A few weeks ago, as concern was mounting, veteran councillor and former Mayor of Swindon Stan Pajak said of the grand 119 year-old landmark: “There is nothing better than maintaining your heritage and that is an important building.

“The college has been let down over the last few years.

“It’s been in decay, so the thing to fight is any further decay.”

Meanwhile, Jan – along with a raft of local historians, conservationists and people who would simply like to see what remains of Swindon’s architectural heritage preserved – want more remnants from our fast fading red brick town similarly protected.

“There’s a huge amount of these red brick buildings in Swindon that aren’t listed and which a lot of us feel should be,” she says.

You don’t need to be gazing at Swindon’s heritage through rose (or red) tinted spectacles to appreciate that sentiment.

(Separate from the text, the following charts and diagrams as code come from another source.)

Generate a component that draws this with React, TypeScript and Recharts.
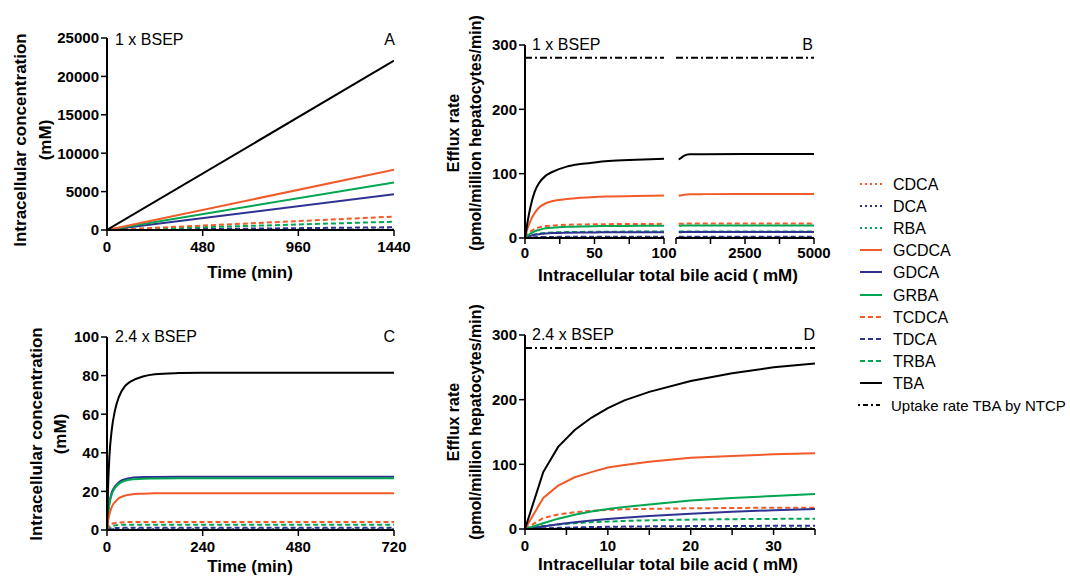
import React from 'react';
import { LineChart, Line, XAxis, YAxis, ReferenceLine } from 'recharts';

const FONT = '"Liberation Sans", Arial, Helvetica, sans-serif';
const ORANGE = '#f15a29';
const BLUE = '#2e3192';
const GREEN = '#00a651';

const bileAcids = ['CDCA', 'DCA', 'RBA', 'GCDCA', 'GDCA', 'GRBA', 'TCDCA', 'TDCA', 'TRBA', 'TBA'];
const uptakeLabel = 'Uptake rate TBA by NTCP';
const uptakeRate = 280;

// A: 1 x BSEP, concentration vs time
const timeA = [0, 1440];
const concA: Record<string, number[]> = {
  CDCA: [0, 40], DCA: [0, 20], RBA: [0, 30],
  GCDCA: [0, 7850], GDCA: [0, 4650], GRBA: [0, 6200],
  TCDCA: [0, 1750], TDCA: [0, 360], TRBA: [0, 1080],
  TBA: [0, 22050],
};

// B: 1 x BSEP, efflux vs intracellular TBA (broken axis)
const tbaB1 = [0, 2, 4, 7, 10, 15, 20, 30, 40, 50, 60, 80, 100];
const effluxB1: Record<string, number[]> = {
  CDCA: [0, 0.1, 0.2, 0.2, 0.3, 0.3, 0.3, 0.4, 0.4, 0.4, 0.4, 0.4, 0.4],
  DCA: [0, 0.1, 0.1, 0.1, 0.2, 0.2, 0.2, 0.2, 0.2, 0.2, 0.2, 0.2, 0.2],
  RBA: [0, 0.1, 0.1, 0.2, 0.2, 0.3, 0.3, 0.3, 0.3, 0.3, 0.3, 0.3, 0.3],
  GCDCA: [0, 16, 27, 39, 47, 54, 57.5, 60.5, 62.5, 63.8, 64.5, 65.3, 66],
  GDCA: [0, 2, 3.5, 5, 6, 7, 7.6, 8.2, 8.5, 8.7, 8.8, 9, 9],
  GRBA: [0, 4, 7, 10.5, 12.5, 15, 16, 17.3, 18, 18.4, 18.6, 18.9, 19],
  TCDCA: [0, 6, 10, 14, 16.5, 18.5, 19.5, 20.5, 21, 21.3, 21.5, 21.8, 22],
  TDCA: [0, 0.5, 0.9, 1.2, 1.4, 1.6, 1.7, 1.8, 1.9, 1.9, 2, 2, 2],
  TRBA: [0, 2.5, 4, 5.5, 6.8, 8, 8.6, 9.2, 9.5, 9.7, 9.8, 10, 10],
  TBA: [0, 27, 49, 72, 85, 97, 103, 111, 115, 117.5, 119.5, 121.5, 123],
};
const tbaB2 = [100, 200, 300, 500, 1000, 2500, 5000];
const effluxB2: Record<string, number[]> = {
  CDCA: [0.4, 0.4, 0.4, 0.4, 0.4, 0.4, 0.4],
  DCA: [0.2, 0.2, 0.2, 0.2, 0.2, 0.2, 0.2],
  RBA: [0.3, 0.3, 0.3, 0.3, 0.3, 0.3, 0.3],
  GCDCA: [65.5, 66.5, 67.3, 68, 68.2, 68.4, 68.5],
  GDCA: [9, 9.1, 9.2, 9.2, 9.3, 9.3, 9.3],
  GRBA: [19, 19.2, 19.4, 19.5, 19.6, 19.6, 19.6],
  TCDCA: [22, 22.2, 22.3, 22.4, 22.5, 22.5, 22.5],
  TDCA: [2, 2, 2, 2, 2, 2, 2],
  TRBA: [10, 10.1, 10.2, 10.2, 10.2, 10.2, 10.2],
  TBA: [122, 125, 128, 130, 130.3, 130.5, 130.5],
};

// C: 2.4 x BSEP, concentration vs time
const timeC = [0, 3, 6, 12, 20, 30, 45, 60, 90, 120, 180, 240, 480, 720];
const concC: Record<string, number[]> = {
  CDCA: [0, 0.1, 0.2, 0.3, 0.3, 0.4, 0.4, 0.4, 0.4, 0.4, 0.4, 0.4, 0.4, 0.4],
  DCA: [0, 0.1, 0.1, 0.2, 0.2, 0.2, 0.2, 0.2, 0.2, 0.2, 0.2, 0.2, 0.2, 0.2],
  RBA: [0, 0.1, 0.1, 0.2, 0.2, 0.3, 0.3, 0.3, 0.3, 0.3, 0.3, 0.3, 0.3, 0.3],
  GCDCA: [0, 5, 8, 12, 14.5, 16.5, 17.8, 18.4, 18.8, 19, 19.1, 19.1, 19.1, 19.1],
  GDCA: [0, 9, 14, 19.5, 22.5, 24.8, 26.3, 27, 27.4, 27.5, 27.6, 27.6, 27.6, 27.6],
  GRBA: [0, 9, 13.5, 18.5, 21.8, 24, 25.5, 26.2, 26.6, 26.7, 26.8, 26.8, 26.8, 26.8],
  TCDCA: [0, 1.6, 2.4, 3.2, 3.6, 3.9, 4.1, 4.2, 4.2, 4.2, 4.2, 4.2, 4.2, 4.2],
  TDCA: [0, 0.4, 0.7, 0.9, 1, 1.1, 1.2, 1.2, 1.2, 1.2, 1.2, 1.2, 1.2, 1.2],
  TRBA: [0, 1, 1.6, 2.1, 2.4, 2.6, 2.7, 2.7, 2.7, 2.7, 2.7, 2.7, 2.7, 2.7],
  TBA: [0, 24, 38, 52, 62, 69, 74.5, 77, 79.5, 80.7, 81.3, 81.5, 81.5, 81.5],
};

// D: 2.4 x BSEP, efflux vs intracellular TBA
const tbaD = [0, 2.2, 4, 6, 8, 10, 12, 15, 20, 25, 30, 35];
const effluxD: Record<string, number[]> = {
  CDCA: [0, 0.3, 0.4, 0.5, 0.6, 0.7, 0.7, 0.8, 0.8, 0.9, 0.9, 0.9],
  DCA: [0, 0.1, 0.2, 0.2, 0.3, 0.3, 0.3, 0.4, 0.4, 0.4, 0.4, 0.4],
  RBA: [0, 0.2, 0.3, 0.4, 0.4, 0.5, 0.5, 0.5, 0.6, 0.6, 0.6, 0.6],
  GCDCA: [0, 48, 67, 80, 88, 95, 99, 104, 110, 113, 115.5, 117],
  GDCA: [0, 4, 7.5, 10.5, 13, 15.5, 17.5, 20, 23.5, 26.5, 29, 31],
  GRBA: [0, 9, 16, 22, 27, 31, 34, 38, 44, 48, 51, 54],
  TCDCA: [0, 17, 22.5, 26, 28, 29.5, 30.5, 31.2, 32, 32.5, 33, 33],
  TDCA: [0, 1, 1.8, 2.5, 3, 3.4, 3.7, 4.1, 4.5, 4.7, 4.9, 5],
  TRBA: [0, 4.5, 7, 9, 10.5, 11.5, 12.5, 13.5, 14.5, 15.2, 15.6, 16],
  TBA: [0, 88, 127, 153, 172, 187, 199, 212, 229, 241, 250, 256],
};

const colorOf: Record<string, string> = {
  CDCA: ORANGE, DCA: BLUE, RBA: GREEN,
  GCDCA: ORANGE, GDCA: BLUE, GRBA: GREEN,
  TCDCA: ORANGE, TDCA: BLUE, TRBA: GREEN,
  TBA: '#000',
};
const dashOf: Record<string, string | undefined> = {
  CDCA: '2 3', DCA: '2 3', RBA: '2 3',
  TCDCA: '5 3', TDCA: '5 3', TRBA: '5 3',
};
const drawOrder = ['CDCA', 'DCA', 'RBA', 'TDCA', 'TRBA', 'TCDCA', 'GDCA', 'GRBA', 'GCDCA', 'TBA'];

const toRows = (xs: number[], ys: Record<string, number[]>) =>
  xs.map((x, i) => {
    const row: Record<string, number> = { x };
    bileAcids.forEach((k) => { row[k] = ys[k][i]; });
    return row;
  });

const tickStyle = { fill: '#000', fontSize: 15, fontWeight: 700, fontFamily: FONT };
const axisLine = { stroke: '#000', strokeWidth: 2 };
const tickLine = { stroke: '#000', strokeWidth: 1.5 };

type PanelProps = {
  left: number; top: number; width: number; height: number;
  margin: { top: number; right: number; bottom: number; left: number };
  yWidth: number;
  rows: Record<string, number>[];
  xDomain: [number, number]; xTicks: number[]; xLabels?: number[]; xGap?: number;
  yDomain: [number, number]; yTicks: number[];
  hideY?: boolean; curve: 'monotone' | 'linear'; uptake?: boolean;
};

function Panel(p: PanelProps) {
  return (
    <div style={{ position: 'absolute', left: p.left, top: p.top }}>
      <LineChart width={p.width} height={p.height} data={p.rows} margin={p.margin}>
        <XAxis
          type="number" dataKey="x" domain={p.xDomain} ticks={p.xTicks} interval={0}
          allowDataOverflow tick={tickStyle} axisLine={axisLine} tickLine={tickLine}
          tickSize={6} tickMargin={p.xGap ?? 5} height={30}
          tickFormatter={(v: number) => (!p.xLabels || p.xLabels.includes(v) ? String(v) : '')}
        />
        {p.hideY ? (
          <YAxis hide width={0} domain={p.yDomain} />
        ) : (
          <YAxis
            type="number" domain={p.yDomain} ticks={p.yTicks} interval={0} width={p.yWidth}
            tick={tickStyle} axisLine={axisLine} tickLine={tickLine} tickSize={6} tickMargin={2}
          />
        )}
        {p.uptake && (
          <ReferenceLine y={uptakeRate} stroke="#000" strokeWidth={2} strokeDasharray="7 3 2 3" />
        )}
        {drawOrder.map((k) => (
          <Line
            key={k} dataKey={k} type={p.curve} stroke={colorOf[k]} strokeWidth={2}
            strokeDasharray={dashOf[k]} dot={false} activeDot={false} isAnimationActive={false}
          />
        ))}
      </LineChart>
    </div>
  );
}

const legendY = [184, 206, 228, 250, 272, 295, 317, 339, 361, 383];

export default function App() {
  const title = { fontFamily: FONT, fontWeight: 700, fill: '#000' } as const;
  const plain = { fontFamily: FONT, fill: '#000' } as const;
  return (
    <div style={{ position: 'absolute', left: 0, top: 0, width: 1070, height: 577, overflow: 'hidden', background: '#fff' }}>
      <Panel left={0} top={0} width={420} height={290}
        margin={{ top: 38, right: 26, bottom: 30, left: 0 }} yWidth={107}
        rows={toRows(timeA, concA)} xDomain={[0, 1440]} xTicks={[0, 480, 960, 1440]}
        yDomain={[0, 25000]} yTicks={[0, 5000, 10000, 15000, 20000, 25000]} curve="linear" />
      <Panel left={420} top={0} width={280} height={290}
        margin={{ top: 45, right: 36, bottom: 22, left: 0 }} yWidth={105} xGap={3}
        rows={toRows(tbaB1, effluxB1)} xDomain={[0, 100]} xTicks={[0, 25, 50, 75, 100]} xLabels={[0, 50, 100]}
        yDomain={[0, 300]} yTicks={[0, 100, 200, 300]} curve="monotone" uptake />
      <Panel left={640} top={0} width={200} height={290}
        margin={{ top: 45, right: 26, bottom: 22, left: 36 }} yWidth={0} hideY xGap={3}
        rows={toRows(tbaB2, effluxB2)} xDomain={[0, 5000]} xTicks={[0, 1250, 2500, 3750, 5000]} xLabels={[2500, 5000]}
        yDomain={[0, 300]} yTicks={[0, 100, 200, 300]} curve="monotone" uptake />
      <Panel left={0} top={300} width={420} height={290}
        margin={{ top: 37, right: 26, bottom: 30, left: 0 }} yWidth={107}
        rows={toRows(timeC, concC)} xDomain={[0, 720]} xTicks={[0, 240, 480, 720]}
        yDomain={[0, 100]} yTicks={[0, 20, 40, 60, 80, 100]} curve="monotone" />
      <Panel left={420} top={300} width={420} height={290}
        margin={{ top: 35, right: 25, bottom: 31, left: 0 }} yWidth={105}
        rows={toRows(tbaD, effluxD)} xDomain={[0, 35]} xTicks={[0, 5, 10, 15, 20, 25, 30, 35]} xLabels={[0, 10, 20, 30]}
        yDomain={[0, 300]} yTicks={[0, 100, 200, 300]} curve="linear" uptake />

      <svg width={1070} height={577} style={{ position: 'absolute', left: 0, top: 0, pointerEvents: 'none' }}>
        {/* panel A */}
        <text x={115} y={45} fontSize={16} {...plain}>1 x BSEP</text>
        <text x={395} y={45} fontSize={16} textAnchor="end" {...plain}>A</text>
        <text transform="translate(20,140) rotate(-90)" textAnchor="middle" dominantBaseline="central" fontSize={17} {...title}>Intracellular concentration</text>
        <text transform="translate(45,140) rotate(-90)" textAnchor="middle" dominantBaseline="central" fontSize={17} {...title}>(mM)</text>
        <text x={250} y={278} textAnchor="middle" fontSize={17} {...title}>Time (min)</text>

        {/* panel B */}
        <text x={532} y={50} fontSize={16} {...plain}>1 x BSEP</text>
        <text x={813} y={50} fontSize={16} textAnchor="end" {...plain}>B</text>
        <text transform="translate(453,133) rotate(-90)" textAnchor="middle" dominantBaseline="central" fontSize={16} {...title}>Efflux rate</text>
        <text transform="translate(475,133) rotate(-90)" textAnchor="middle" dominantBaseline="central" fontSize={16} {...title}>(pmol/million hepatocytes/min)</text>
        <text x={668} y={281} textAnchor="middle" fontSize={17} {...title}>Intracellular total bile acid ( mM)</text>

        {/* panel C */}
        <text x={115} y={342} fontSize={16} {...plain}>2.4 x BSEP</text>
        <text x={395} y={342} fontSize={16} textAnchor="end" {...plain}>C</text>
        <text transform="translate(36,434) rotate(-90)" textAnchor="middle" dominantBaseline="central" fontSize={17} {...title}>Intracellular concentration</text>
        <text transform="translate(60,434) rotate(-90)" textAnchor="middle" dominantBaseline="central" fontSize={17} {...title}>(mM)</text>
        <text x={250} y={572} textAnchor="middle" fontSize={17} {...title}>Time (min)</text>

        {/* panel D */}
        <text x={532} y={340} fontSize={16} {...plain}>2.4 x BSEP</text>
        <text x={815} y={340} fontSize={16} textAnchor="end" {...plain}>D</text>
        <text transform="translate(453,422) rotate(-90)" textAnchor="middle" dominantBaseline="central" fontSize={16} {...title}>Efflux rate</text>
        <text transform="translate(475,422) rotate(-90)" textAnchor="middle" dominantBaseline="central" fontSize={16} {...title}>(pmol/million hepatocytes/min)</text>
        <text x={668} y={570} textAnchor="middle" fontSize={17} {...title}>Intracellular total bile acid ( mM)</text>

        {/* legend */}
        {bileAcids.map((k, i) => (
          <g key={k}>
            <line x1={860} x2={882} y1={legendY[i]} y2={legendY[i]} stroke={colorOf[k]} strokeWidth={2} strokeDasharray={dashOf[k]} />
            <text x={893} y={legendY[i]} dominantBaseline="central" fontSize={16} {...plain}>{k}</text>
          </g>
        ))}
        <line x1={858} x2={880} y1={405} y2={405} stroke="#000" strokeWidth={2} strokeDasharray="2 3 5 3" />
        <text x={891} y={405} dominantBaseline="central" fontSize={15} {...plain}>{uptakeLabel}</text>
      </svg>
    </div>
  );
}
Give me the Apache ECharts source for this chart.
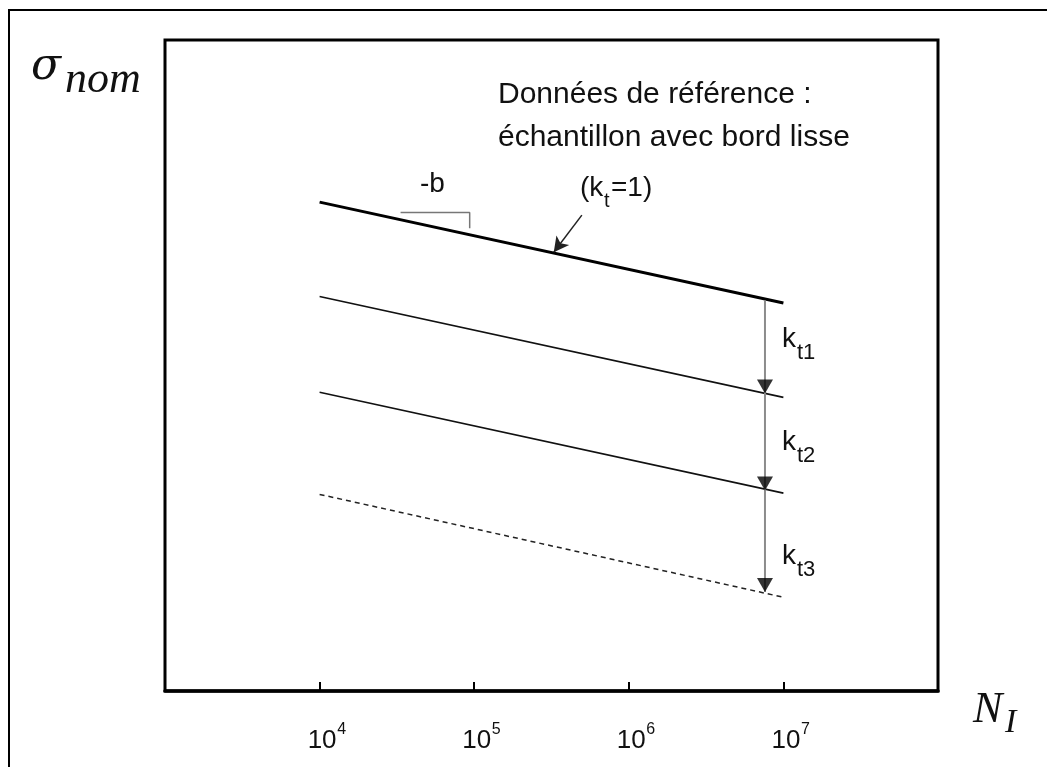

No-one manufactures bricks in Swindon today but the town and its environs are dotted with the remnants of these once thriving, noisy, reeky hives of industry.

Historian Jan Flanagan is compiling a list of Swindon’s long gone brickworks and has so far uncovered 20 of them.

Other brick-making operations also existed in surrounding areas such as Wroughton, Highworth and Purton.
Much of her work involves scouring ancient copies of the Swindon Advertiser looking for references to brickworks.

One of the biggest was the Swindon Brick and Tile Company based at the site now occupied by Halford’s and The Range in Fleming Way. Its clay pit was filled in to become the green space at Spring Gardens.

The Plaum’s Pit Lake in Cheney Manor was also site of a brickworks, having been excavated for its Kimmeridge Clay before it was used for bathing and fishing.